Although the Exeo is clearly very closely related to the old A4 (Seat calculates that 70 percent of the components are shared), there are clear mechanical differences. The most notable is the 2.0 TDI engine, a common-rail unit used across the VW Group brands but never found in the old A4, which instead employed pumpe düse technology. As in its other applications, this 2.0-litre diesel impresses with its refinement and linearity of torque delivery.
This is an engine that will dish out traditional turbodiesel-style whoosh if you so desire, but it doesn’t need to be driven that way. Such is the spread of torque and precision of accelerator response that it is easy to access just the right amount of propulsion. All out, 0-60mph takes 9.1sec and the real-world measure of 30-70mph is dispatched in 8.8sec. In both respects this is quicker than the figures we recorded for the current A4 2.0 TDI with the same engine.
This is partly explained by the Exeo’s 80kg weight advantage, but also some cannily chosen gear ratios. First through fourth are broadly in line with the Audi’s, giving keen performance, while fifth and sixth are markedly taller for quieter cruising and better fuel economy.
The gearchange quality is another area where the Exeo tops the current offering from Audi; the movement is precise and pleasantly mechanical, but smooth-shifting and ideally weighted. It’s disappointing, then, that on one of the two Exeos we sampled the clutch produced an occasional vibration as the plates engaged, particularly in reverse.

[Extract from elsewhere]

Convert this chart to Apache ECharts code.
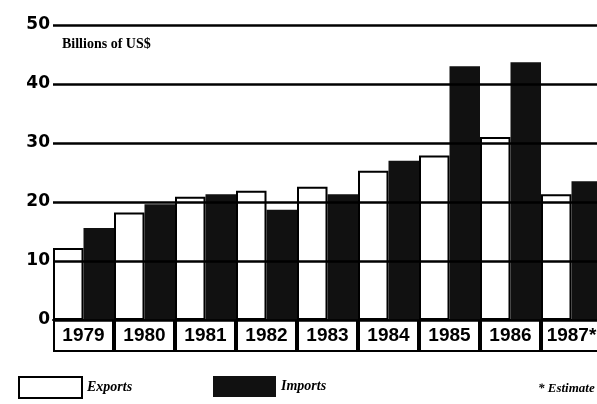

All Exeos get disc brakes all round, complete with ABS, EBD, and EBA. Disc sizes vary with model, rising to 320mm/288mm for the 2.0 TSI, although the smaller units fitted to our 2.0 TDI proved more than up to the job during our measured stops; a dry stopping distance of 45.8m from 70mph is bang on the money for a VW Group car, slightly bettering the Mk6 Golf, if not quite matching the new A4. The Exeo’s performance in our wet tests actually betters its group counterparts. In less extreme use, though, the Seat’s middle pedal impresses less, having inherited the Audi tendency for a period of dead travel followed by an overly sharp initial bite.